Threat actors are using malicious Android apps to scam users into signing up for a bogus premium SMS subscription service, which results in big charges accruing on their phone bills.
Jakub Vavra from the threat operations team of security firm Avast uncovered the campaign, which he dubbed UltimaSMS because one of the first apps he discovered being used to scam people was called Ultima Keyboard Pro, he said in a blog post published Monday.
“The fake apps I found feature a wide range of categories such as custom keyboards, QR code scanners, video and photo editors, spam call blockers, camera filters, and games, among others,” Vavra wrote in the post.
Essentially, the campaign — which appears to have started in May and is ongoing — is comprised of at least 151 apps that at one point or another have been available on the Google Play Store; collectively they’ve been downloaded more than 10.5 million times.
All of the offerings are “essentially copies of the same fake app used to spread the premium SMS scam campaign,” Vavra explained, which he said likely indicates that one bad actor or group is behind the entire campaign.
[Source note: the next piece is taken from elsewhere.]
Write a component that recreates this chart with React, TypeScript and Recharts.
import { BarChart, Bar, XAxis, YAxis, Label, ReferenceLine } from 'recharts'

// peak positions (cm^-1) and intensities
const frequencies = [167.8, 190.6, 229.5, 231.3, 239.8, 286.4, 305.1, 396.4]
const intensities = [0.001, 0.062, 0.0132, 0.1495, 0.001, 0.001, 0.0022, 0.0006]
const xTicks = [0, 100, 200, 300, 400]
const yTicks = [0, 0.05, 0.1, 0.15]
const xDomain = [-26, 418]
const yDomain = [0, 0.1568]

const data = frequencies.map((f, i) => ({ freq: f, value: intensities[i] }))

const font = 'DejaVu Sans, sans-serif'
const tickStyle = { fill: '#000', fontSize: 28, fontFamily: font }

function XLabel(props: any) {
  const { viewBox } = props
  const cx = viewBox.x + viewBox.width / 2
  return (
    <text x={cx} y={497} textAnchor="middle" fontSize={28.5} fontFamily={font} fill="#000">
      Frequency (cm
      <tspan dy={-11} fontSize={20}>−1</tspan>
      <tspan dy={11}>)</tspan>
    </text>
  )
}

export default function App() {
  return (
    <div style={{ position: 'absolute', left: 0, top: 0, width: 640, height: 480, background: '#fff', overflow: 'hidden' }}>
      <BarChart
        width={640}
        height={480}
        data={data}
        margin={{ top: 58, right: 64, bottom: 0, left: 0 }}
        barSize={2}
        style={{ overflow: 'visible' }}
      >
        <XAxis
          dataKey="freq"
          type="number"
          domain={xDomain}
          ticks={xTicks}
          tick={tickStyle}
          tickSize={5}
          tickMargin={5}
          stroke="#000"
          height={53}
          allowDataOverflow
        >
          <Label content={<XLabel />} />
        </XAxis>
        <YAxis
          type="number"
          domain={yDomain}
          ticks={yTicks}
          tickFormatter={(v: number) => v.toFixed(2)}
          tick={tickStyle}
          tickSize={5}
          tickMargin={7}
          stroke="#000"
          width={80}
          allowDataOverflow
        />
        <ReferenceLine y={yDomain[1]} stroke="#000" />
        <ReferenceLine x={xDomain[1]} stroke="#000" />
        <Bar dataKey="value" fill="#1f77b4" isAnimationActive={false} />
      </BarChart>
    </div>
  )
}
Citing insights from mobile marketing intelligence firm Sensor Tower, he said the campaign appears to be global, ensnaring users from more than 80 countries.
“The apps have been most downloaded by users in the Middle East, such as Egypt, Saudi Arabia, Pakistan, followed by users in the U.S. and Poland,” Vavra explained.
How It Works
The threat actor behind the campaign is spreading UltimaSMS with “numerous catchy video advertisements” posted on advertising channels of social-media sites like Facebook, Instagram and TikTok, Vavra explained.
If an Android user takes the bait and installs one of the apps, it checks their location, International Mobile Equipment Identity (IMEI), and phone number to determine which country area code and language to use for the scam, according to the post.
“Once the user opens the app, a screen, localized in the language their device is set to, prompts them to enter their phone number, and in some cases email address, to gain access to the app’s advertised purpose,” Vavra wrote.
Once the user enters the details, the app subscribes him or her to a premium SMS service which sends texts to a short-coded number — each text results in a charge for the user. These charges can total upwards of $40 per month depending on the country and mobile carrier.
And, instead of unlocking the apps’ advertised features, the apps will either display further SMS subscriptions options or stop working altogether, he explained.
“The sole purpose of the fake apps is to deceive users into signing up for premium SMS subscriptions,” Vavra wrote.
Benefits of Reading the Fine Print
In fact, some of the apps actually describe this intention to users in fine print; however, not all of them extend this courtesy, “meaning many people who submitted their phone numbers into the apps might not even realize the extra charges to their phone bill are connected to the apps,” he explained.
The apps collect premium SMS charges from subscribers typically to the maximum limit possible for their particular country, according to Avast. Sometimes carriers will alert users of the excessive charges, but they also may go unnoticed for weeks or months, Vavra wrote.
How to Protect Yourself from Android Scams
To avoid being defrauded by the UltimaSMS scam, users should follow the same common-sense vigilance and protocols for downloading and purchasing new apps: Check reviews first; read the fine print; don’t enter a phone number unless you trust the app; and only use official app stores.
People also can disable premium SMS with their wireless carrier so threat actors can’t abuse the service; this is something that is especially important to do with devices that parents give to children, as they are more likely to fall prey to scams using colorful and catchy ads, Vavra wrote.
Indeed, “based on some of the user accounts that left negative reviews, it looks like children are among the victims” of UltimaSMS, making this step especially important, he observed.